In the ancient world the Epicureans speculated about the possibility that some events were uncaused; but the belief that humans are marked off from all other animals by having free will is a Christian inheritance. Darwin’s theory would not have caused such a scandal had it been formulated in Hindu India, Taoist China or animist Africa. Equally, it is only in post-Christian cultures that philosophers labour so piously to reconcile scientific determinism with a belief in the unique capacity of humans to choose the way they live. The irony of evangelical Darwinism is that it uses science to support a view of humanity that comes from religion.

Against this pagan view, Christians understood history as a story of sin and redemption. Humanism is thte transformation of this Christian doctrine of salvation into a project of universal human emancipation.
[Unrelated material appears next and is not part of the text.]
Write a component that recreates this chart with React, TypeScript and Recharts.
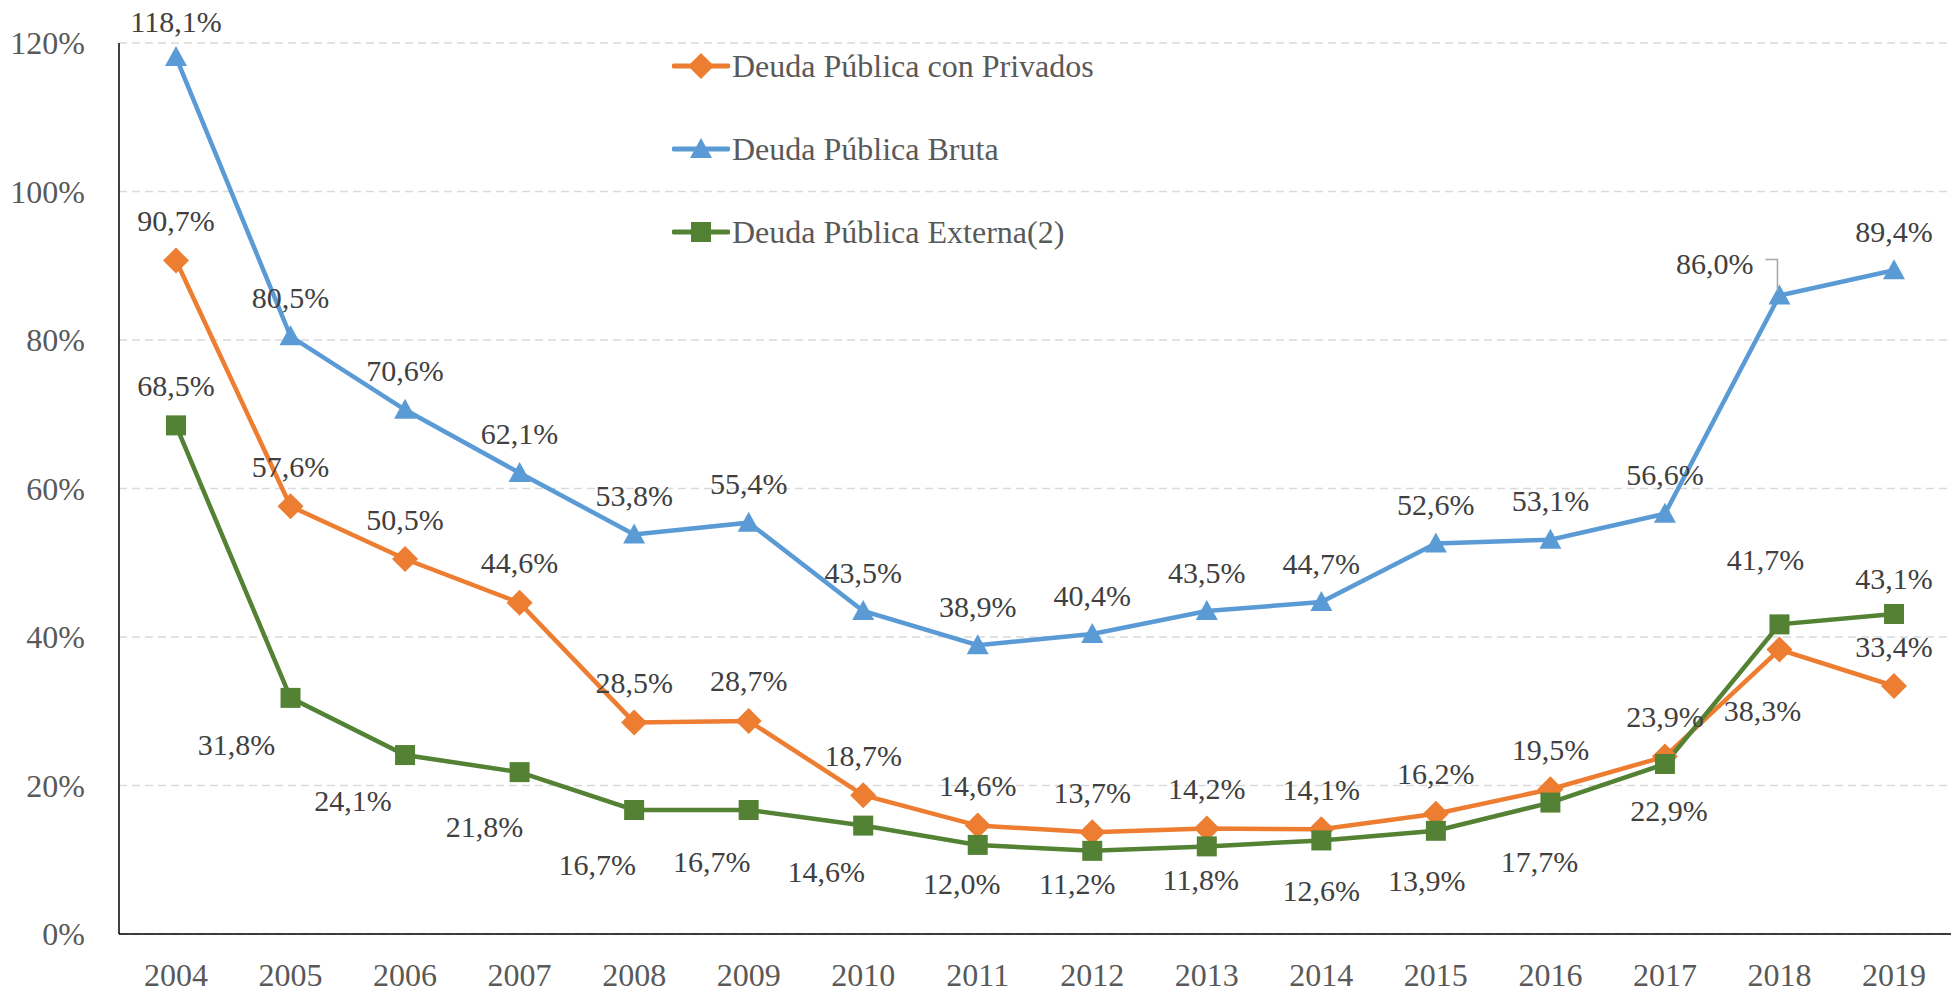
import React from 'react';
import { LineChart, Line, XAxis, YAxis, CartesianGrid, LabelList } from 'recharts';

const years = ['2004', '2005', '2006', '2007', '2008', '2009', '2010', '2011', '2012', '2013', '2014', '2015', '2016', '2017', '2018', '2019'];
const privados = [90.7, 57.6, 50.5, 44.6, 28.5, 28.7, 18.7, 14.6, 13.7, 14.2, 14.1, 16.2, 19.5, 23.9, 38.3, 33.4];
const bruta = [118.1, 80.5, 70.6, 62.1, 53.8, 55.4, 43.5, 38.9, 40.4, 43.5, 44.7, 52.6, 53.1, 56.6, 86.0, 89.4];
const externa = [68.5, 31.8, 24.1, 21.8, 16.7, 16.7, 14.6, 12.0, 11.2, 11.8, 12.6, 13.9, 17.7, 22.9, 41.7, 43.1];
const yTicks = [0, 20, 40, 60, 80, 100, 120];

const seriesNames = ['Deuda Pública con Privados', 'Deuda Pública Bruta', 'Deuda Pública Externa(2)'];

const data = years.map((year, i) => ({
  year,
  privados: privados[i],
  bruta: bruta[i],
  externa: externa[i],
}));

const FONT = "'Liberation Serif', 'DejaVu Serif', 'Times New Roman', serif";
const ORANGE = '#ED7D31';
const BLUE = '#5B9BD5';
const GREEN = '#548235';
const LABEL_COLOR = '#404040';
const TICK_COLOR = '#595959';

// label nudges for the green series (dx, dy from the marker)
const externaLabelOffsets: [number, number][] = [
  [0, -40], [-54, 47], [-52, 45], [-35, 54], [-37, 54], [-37, 51], [-37, 46], [-16, 39],
  [-15, 33], [-6, 33], [0, 50], [-9, 50], [-11, 59], [4, 47], [-14, -65], [0, -35],
];

const fmt = (v: number) => `${v.toFixed(1).replace('.', ',')}%`;

const getXY = (p: any) => ({
  x: p.x ?? p.viewBox?.x,
  y: p.y ?? p.viewBox?.y,
});

const LabelText = ({ x, y, text, anchor = 'middle' }: any) => (
  <text x={x} y={y} textAnchor={anchor} dominantBaseline="central" fontSize={30} fill={LABEL_COLOR} style={{ fontFamily: FONT }}>
    {text}
  </text>
);

const BrutaLabel = (props: any) => {
  const { x, y } = getXY(props);
  if (x == null || y == null) return null;
  if (props.index === 14) {
    return (
      <g>
        <polyline points={`${x - 14},${y - 36} ${x - 2},${y - 36} ${x - 2},${y - 4}`} fill="none" stroke="#a6a6a6" strokeWidth={1.5} />
        <LabelText x={x - 26} y={y - 32} text={fmt(props.value)} anchor="end" />
      </g>
    );
  }
  const dy = props.index === 0 ? -36 : -39;
  return <LabelText x={x} y={y + dy} text={fmt(props.value)} />;
};

const PrivadosLabel = (props: any) => {
  const { x, y } = getXY(props);
  if (x == null || y == null) return null;
  if (props.index === 14) return <LabelText x={x - 17} y={y + 61} text={fmt(props.value)} />;
  return <LabelText x={x} y={y - 40} text={fmt(props.value)} />;
};

const ExternaLabel = (props: any) => {
  const { x, y } = getXY(props);
  if (x == null || y == null) return null;
  const [dx, dy] = externaLabelOffsets[props.index] || [0, 45];
  return <LabelText x={x + dx} y={y + dy} text={fmt(props.value)} />;
};

const Diamond = ({ cx, cy, color }: any) =>
  cx == null ? null : <polygon points={`${cx},${cy - 13} ${cx + 13},${cy} ${cx},${cy + 13} ${cx - 13},${cy}`} fill={color} />;

const Triangle = ({ cx, cy, color }: any) =>
  cx == null ? null : <polygon points={`${cx},${cy - 11} ${cx + 11},${cy + 9} ${cx - 11},${cy + 9}`} fill={color} />;

const Square = ({ cx, cy, color }: any) =>
  cx == null ? null : <rect x={cx - 10} y={cy - 10} width={20} height={20} fill={color} />;

const legendItems = [
  { name: seriesNames[0], color: ORANGE, Marker: Diamond, top: 66 },
  { name: seriesNames[1], color: BLUE, Marker: Triangle, top: 149 },
  { name: seriesNames[2], color: GREEN, Marker: Square, top: 232 },
];

const ChartLegend = () => (
  <>
    {legendItems.map(({ name, color, Marker, top }) => (
      <div
        key={name}
        style={{ position: 'absolute', left: 672, top: top - 20, height: 40, display: 'flex', alignItems: 'center', fontFamily: FONT }}
      >
        <svg width={58} height={40}>
          <line x1={2} y1={20} x2={56} y2={20} stroke={color} strokeWidth={5} strokeLinecap="round" />
          <Marker cx={29} cy={20} color={color} />
        </svg>
        <span style={{ fontSize: 32, color: TICK_COLOR, marginLeft: 2, whiteSpace: 'nowrap', fontFamily: FONT }}>{name}</span>
      </div>
    ))}
  </>
);

const tickStyle = { fontSize: 32, fill: TICK_COLOR, style: { fontFamily: FONT } };

export default function App() {
  return (
    <div style={{ position: 'absolute', left: 0, top: 0, width: 1958, height: 992, background: '#fff', fontFamily: FONT }}>
      <LineChart width={1958} height={992} data={data} margin={{ top: 43, right: 7, bottom: 0, left: 0 }} style={{ fontFamily: FONT }}>
        <CartesianGrid vertical={false} stroke="#d9d9d9" strokeDasharray="8 5" strokeWidth={1.5} />
        <XAxis
          dataKey="year"
          height={58}
          padding={{ left: 57, right: 57 }}
          axisLine={{ stroke: '#000', strokeWidth: 1.5 }}
          tickLine={false}
          tickMargin={23}
          interval={0}
          tick={tickStyle}
        />
        <YAxis
          width={119}
          domain={[0, 120]}
          ticks={yTicks}
          tickFormatter={(v: number) => `${v}%`}
          axisLine={{ stroke: '#000', strokeWidth: 1.5 }}
          tickLine={false}
          tickMargin={28}
          tick={tickStyle}
        />
        <Line
          dataKey="privados"
          name={seriesNames[0]}
          stroke={ORANGE}
          strokeWidth={4.5}
          isAnimationActive={false}
          dot={(p: any) => <Diamond key={`d-${p.index}`} cx={p.cx} cy={p.cy} color={ORANGE} />}
          activeDot={false}
        >
          <LabelList dataKey="privados" content={<PrivadosLabel />} />
        </Line>
        <Line
          dataKey="bruta"
          name={seriesNames[1]}
          stroke={BLUE}
          strokeWidth={4.5}
          isAnimationActive={false}
          dot={(p: any) => <Triangle key={`t-${p.index}`} cx={p.cx} cy={p.cy} color={BLUE} />}
          activeDot={false}
        >
          <LabelList dataKey="bruta" content={<BrutaLabel />} />
        </Line>
        <Line
          dataKey="externa"
          name={seriesNames[2]}
          stroke={GREEN}
          strokeWidth={4.5}
          isAnimationActive={false}
          dot={(p: any) => <Square key={`s-${p.index}`} cx={p.cx} cy={p.cy} color={GREEN} />}
          activeDot={false}
        >
          <LabelList dataKey="externa" content={<ExternaLabel />} />
        </Line>
      </LineChart>
      <ChartLegend />
    </div>
  );
}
The idea of progress is a secular version of the Christian belief in providence. That is why among the ancient pagans it was unknown.

Belief in progress has another source. In science, the growth of knowledge is cumulative. But human life as a whole is not a cumulative activity; what is gained in one generation may be lost in the next. In science, knowledge is an unmixed good; in ethics and politics it is bad as well as good. Science increases human power — and magnifies the flaws in human nature. It enables us to live longer and have higher living standards than in the past. At the same time it allows us to wreak destruction — on each other and the Earth — on a larger scale than ever before.

The idea of progress rests on the belief that the growth of knowledge and the advance of the species go together — if not now, then in the long run. The biblical myth o fthe Fall of Man contains the forbidden truth. Knowledge does not make us free. It leaves us as we have alwasy been, prey to every kind of folly. The same truth is found in Greek myth. The punishment of Prometheus, changed to a rock for stealing fire from the gods, was not unjust.